A cloud-native development organization is often structured around architecture and processes. When the need to create a service has been identified, a small team forms to take full responsibility and accountability for that service across all stages of the software life cycle, according to DevOps principles. This structure stands in stark contrast to the traditional one, in which bigger teams typically work on larger software projects alongside teams with dedicated responsibility for horizontal tasks such as release and compliance handling.
Moving from a more traditional software release cycle of every three to six months to much more frequent releases requires both a higher level of automation of the process and a reduction in the number of activities/tasks needed as part of a release. In short, anything that can be automated must be automated, and a few tasks, such as trade compliance, that cannot be automated must be simplified.
Building trust and acceptance
Developers do not have full control when they work with open-source code. This can lead to trust issues, particularly in organizations that have a history of working with proprietary implementations. Even when there is a buy-in from developers on the decision to use open-source code, it is often necessary to build trust and acceptance within the organization for the fact that open-source code can do as good a job of fulfilling requirements as code that is developed in-house.
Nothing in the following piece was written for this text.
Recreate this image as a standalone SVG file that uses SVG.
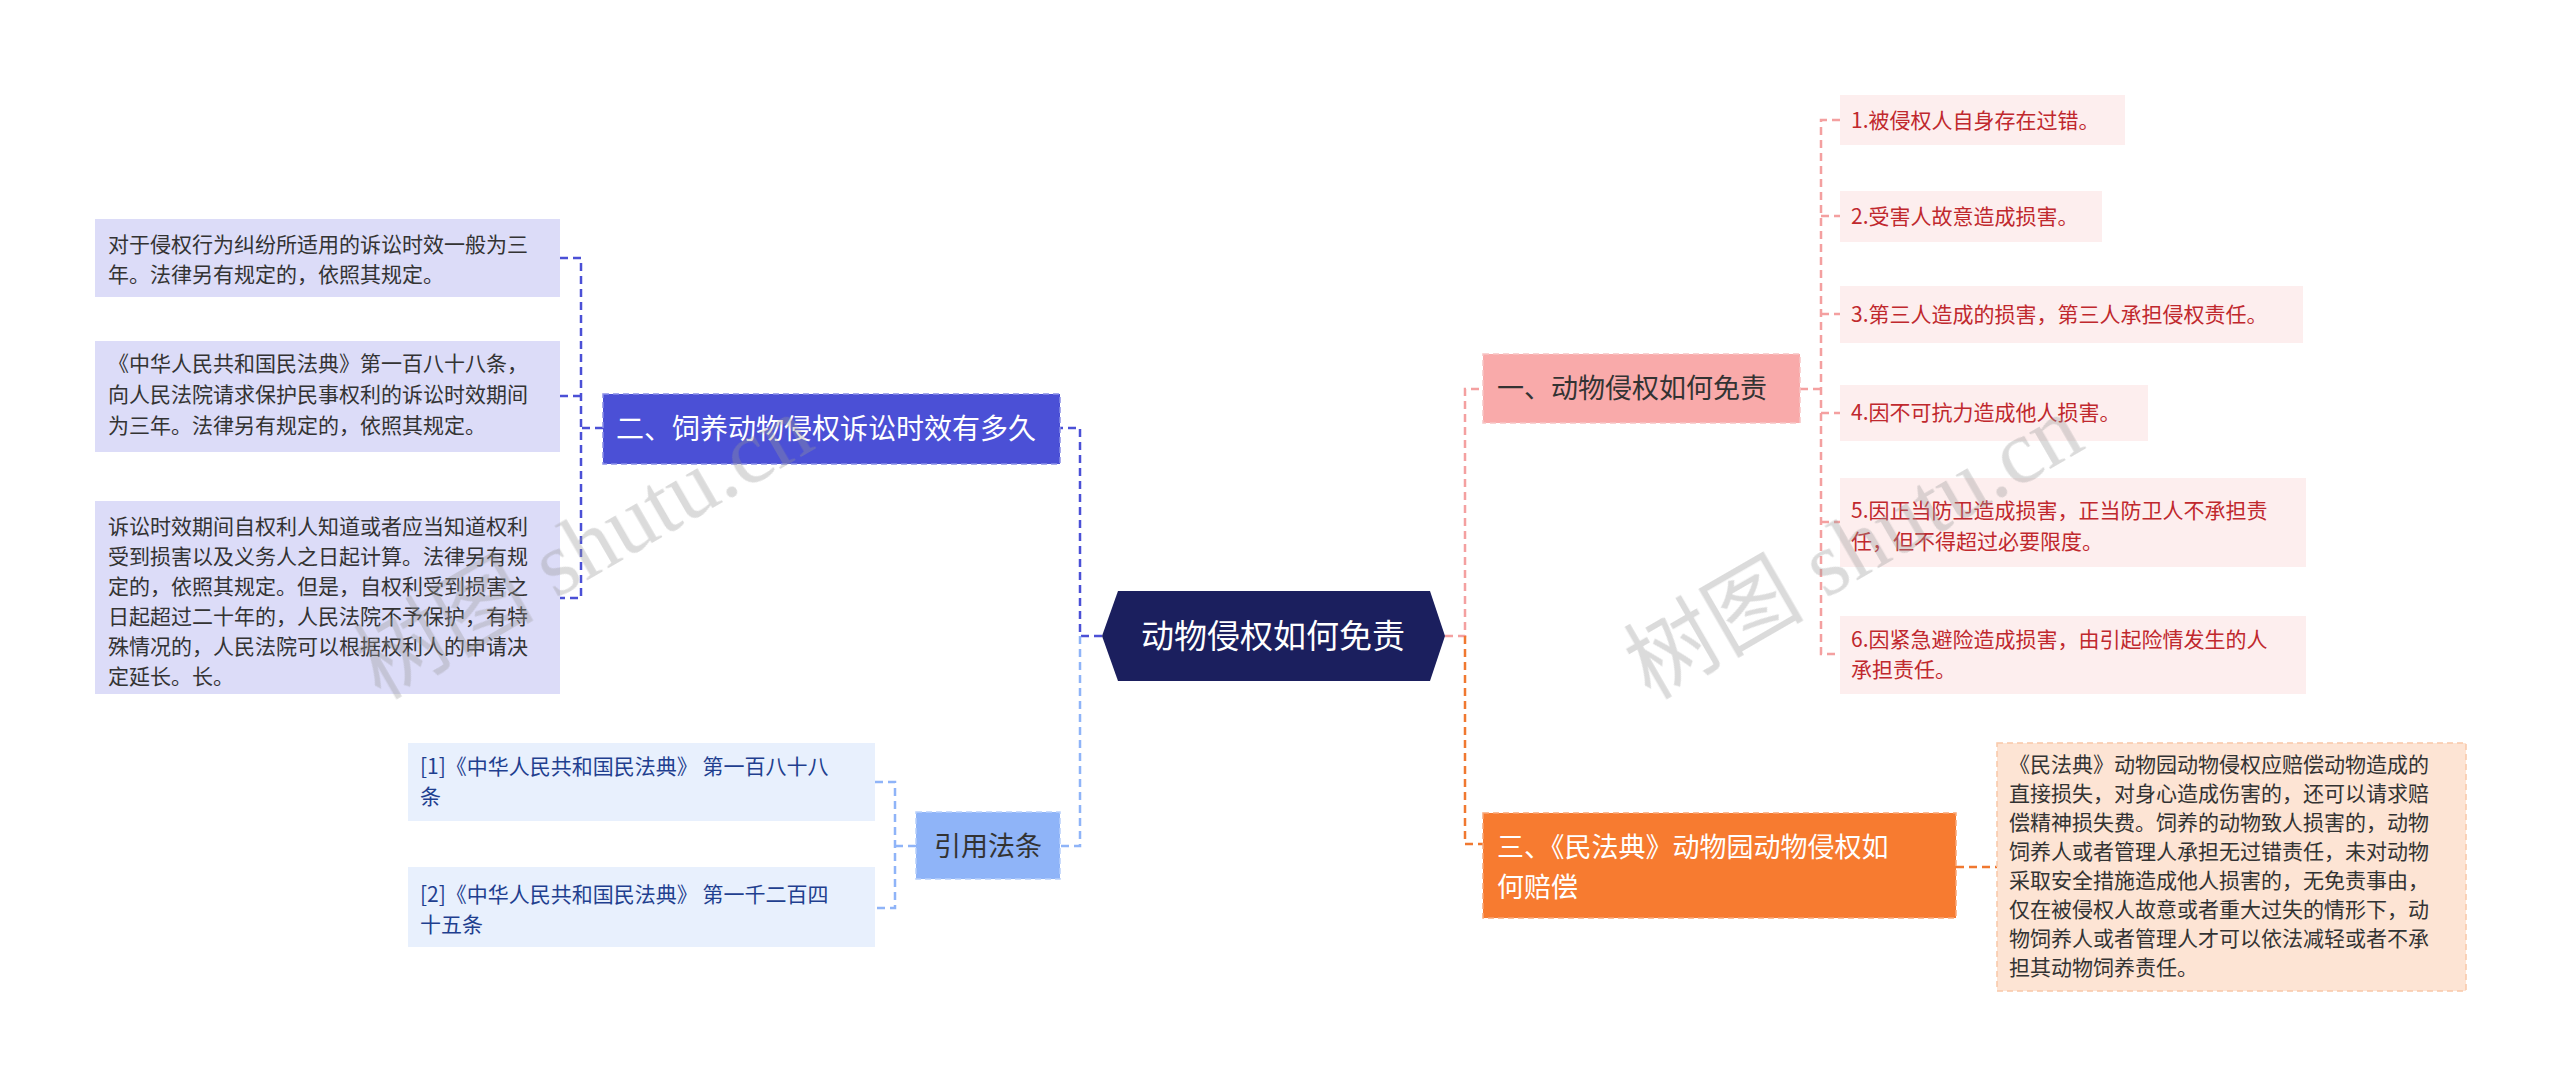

The best way to back up the decision to use open-source code is to demonstrate that there is a solid selection process in place along with clear mapping of architecture use cases. From a business point of view, it is important to emphasize that the cost of developing commoditized software is simply not justifiable: selecting open-source software that meets the criteria to a sufficient degree is preferable to creating similar software from scratch.
Regardless of whether a service is based on open-source code or a proprietary implementation, the team structure and the responsibility must be the same. Constant validation of the open-source project is crucial for early detection of any potential issues relating to backward-compatibility.
In-house talent is crucial to the successful use of open-source code. Internal competence building is as important for open-source based work as it is for proprietary implementations, both for troubleshooting purposes and to understand evolution needs.
Cloud-native application design will soon become the telecom domain’s new standard for the development of virtual network functions. Ericsson is well prepared for this transition, thanks to our application development framework, which uses cloud-native principles, microservice architecture and several key enabling technologies such as containers and Kubernetes.
To fully benefit from the cloud-native paradigm, speed cannot be compromised. Technological and architectural changes are not enough – transitioning toward the cloud-native paradigm requires major organizational and cultural changes as well.
Achieving the necessary speed requires smaller team setups with full DevOps responsibility and (full) automation of any step that is required as part of the software CI/CD&D and release process. One of the main organizational challenges is to get the developers to let go of full control and trust the use of open source in areas where in-house development has been used in the past.